The Safari Endeavour had an open bridge policy, meaning guests could visit Captain Jill Russell and her mates day or night. Captain Jill put the difference between an Un-Cruise Adventure and a big ship cruise like this, “On big ship cruises, it’s all about the ship. On an Un-Cruise, it’s about the destination.”
With a highly trained crew and good design (such as kayaks launched from the stern), Un-Cruise Adventures has thought out the luxury adventure well. This “L,” or “luxury” level, Un-Cruise is especially suitable for a wide age range of the reasonably adventurous and would be perfect for multi-generational travel.

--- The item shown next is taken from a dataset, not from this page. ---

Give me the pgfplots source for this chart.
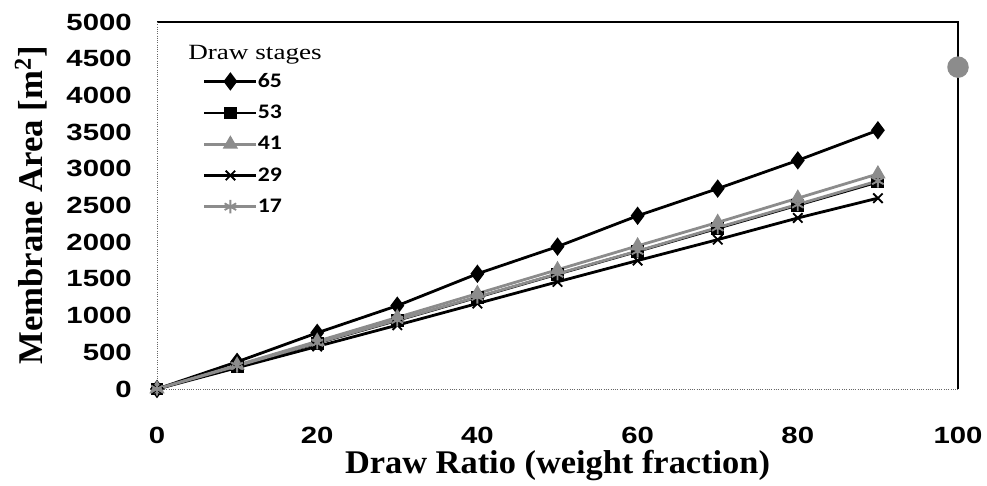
\documentclass[border=0pt]{standalone}
\usepackage{pgfplots}
\pgfplotsset{compat=1.18}
\usepackage{fontspec}
\setmainfont{Liberation Serif}
\newfontfamily\tickfont[FakeStretch=1.25]{Liberation Sans}
\newfontfamily\legfont[FakeStretch=1.15]{Carlito}
\newfontfamily\titlefont[FakeStretch=1.25]{Liberation Serif}
\newfontfamily\labelfont[FakeStretch=1.04]{Liberation Serif}
\definecolor{stipple}{gray}{0.55}

\begin{document}
\begin{tikzpicture}[x=0.75pt,y=0.75pt]
\begin{axis}[
  at={(0,0)}, anchor=south west,
  scale only axis,
  width=600.75pt, height=275.25pt,
  xmin=0, xmax=100, ymin=0, ymax=5000,
  xtick={0,20,...,100}, ytick={0,500,...,5000},
  axis line style={draw=none},
  tick style={draw=none},
  clip=false,
  /pgf/number format/assume math mode=true,
  /pgf/number format/1000 sep={},
  ticklabel style={font=\tickfont\bfseries\fontsize{17.6}{20}\selectfont, inner sep=0pt},
  yticklabel style={anchor=east, xshift=-18.75pt},
  xticklabel style={anchor=north, yshift=-28.5pt},
  xlabel={Draw Ratio (weight fraction)},
  ylabel={Membrane Area [m\textsuperscript{2}]},
  xlabel style={font=\labelfont\bfseries\fontsize{24.8}{28}\selectfont,
    at={(axis description cs:0.5,0)}, anchor=base, yshift=-63pt, inner sep=0pt},
  ylabel style={font=\bfseries\fontsize{26}{30}\selectfont,
    at={([xshift=-85.5pt]axis description cs:0,0.5)}, anchor=base, inner sep=0pt},
  legend cell align=left,
  legend style={draw=none, fill=none, at={(0.0574,0.86)}, anchor=north west,
    font=\legfont\bfseries\fontsize{15.5}{18}\selectfont,
    row sep=11.8pt, inner sep=0pt, outer sep=0pt,
    nodes={inner sep=0pt},
    /tikz/every even column/.append style={column sep=3pt}},
  legend image code/.code={%
    \draw[mark repeat=2,mark phase=2] plot coordinates {(0pt,0pt) (19.5pt,0pt) (39pt,0pt)};},
  every axis plot/.append style={line width=2.1pt},
]
% frame: solid top and right edges, fine dotted left and bottom edges
\draw[black, line width=1.6pt] (rel axis cs:0,1) -- (rel axis cs:1,1) -- (rel axis cs:1,0);
\draw[black!60, line width=0.7pt, densely dotted] (rel axis cs:0,1) -- (rel axis cs:0,0) -- (rel axis cs:1,0);

\addplot[black, mark=diamond*, mark size=5.2pt]
  coordinates {(0,0) (10,370) (20,765) (30,1135) (40,1570) (50,1940) (60,2360) (70,2730) (80,3115) (90,3525)};
\addlegendentry{65}
\addplot[black, mark=square*, mark size=3.8pt]
  coordinates {(0,0) (10,312) (20,625) (30,935) (40,1250) (50,1565) (60,1875) (70,2190) (80,2505) (90,2820)};
\addlegendentry{53}
\addplot[stipple, mark=triangle*, mark size=4.6pt]
  coordinates {(0,0) (10,325) (20,650) (30,975) (40,1300) (50,1625) (60,1950) (70,2270) (80,2600) (90,2930)};
\addlegendentry{41}
\addplot[black, mark=x, mark size=5pt, mark options={line width=1.4pt}]
  coordinates {(0,0) (10,290) (20,580) (30,870) (40,1165) (50,1460) (60,1750) (70,2035) (80,2330) (90,2600)};
\addlegendentry{29}
\addplot[stipple, mark=asterisk, mark size=5pt, mark options={line width=1.4pt}]
  coordinates {(0,0) (10,315) (20,630) (30,940) (40,1255) (50,1570) (60,1880) (70,2200) (80,2515) (90,2835)};
\addlegendentry{17}
\addplot[only marks, stipple, mark=*, mark size=7pt, forget plot]
  coordinates {(100,4385)};

\node[anchor=base west, inner sep=0pt, font=\titlefont\fontsize{16.3}{19}\selectfont]
  at (rel axis cs:0.0387,0.899) {Draw stages};
\end{axis}
\pgfresetboundingbox
\path[use as bounding box] (-157,-96) rectangle (830,389);
\end{tikzpicture}
\end{document}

Hello “Vacation Brain,” Nice to See You Again
Onshore, one might be accused of being lazy or worse, while onboard a ship it is simply something that happens. The combination of being rocked like a baby and totally cut off from the electronic/digital world brought on the often elusive state of “vacation brain” rather quickly.
With all the adventure available to us on our trip, I admit it — my “vacation brain’s” favorite activity on the Sea of Cortez was something called “marine mammal watching.” General water, bird, and marine mammal watching is both a scheduled and un-scheduled activity on an Un-Cruise Adventure. Crew members poised with binoculars at each corner of the vessel announce the presence of dolphins, whales, sea lions, sharks, and Manta rays.
Marine mammal watching doesn’t always go as planned, but an Un-Cruise schedule is delightfully full of wiggle room: A massive pod of dolphins spotted from the bridge could mean taking a detour into the throng. The last bites of dessert might be skipped to go on deck and watch the vessel cut through bioluminescence, complete with dolphins surfing the ship’s bow waves.
Why the Sea of Cortez?
Although the Sea of Cortez is, perhaps, atop fewer travel wish lists than Un-Cruise Adventure’s Alaskan and Hawaiian routes, here are two big reasons to consider this trip.
- The surprise and unique factor: For those seeking a small ship cruise in a remarkably bio diverse area with a spectacular landscape, the Sea of Cortez delivers. And most of your friends probably haven’t been.
- For now, perhaps because the Sea of Cortez is not as well known as other Un-Cruise destinations, the price for a luxury small ship cruise on a Sea of Cortez itinerary is relatively less expensive.
Upcoming Un-Cruise Adventures in the Sea of Cortez
The season for Sea of Cortez with Un-Cruise Adventures runs November to April with two itineraries available.
Baja’s Whale Bounty: Sailing roundtrip out of La Paz
Cousteau’s Aquarium of the World: Cabo San Lucas to La Paz (or reverse)
Cost: $2995 – $5895 per person, depending on accommodation and season. Rates on Safari Endeavour and Safari Voyager (both Un-Cruise “L” or luxury category). Price includes all onboard meals, premium spirits, wine, and beer. All inclusive with exception of day trip to the Pacific side of the peninsula to see grey whales, and crew tip. The 64-guest Safari Voyager takes over sailing in the Sea of Cortez beginning in December 2013
Portions of this trip were sponsored by Un-Cruise Adventures.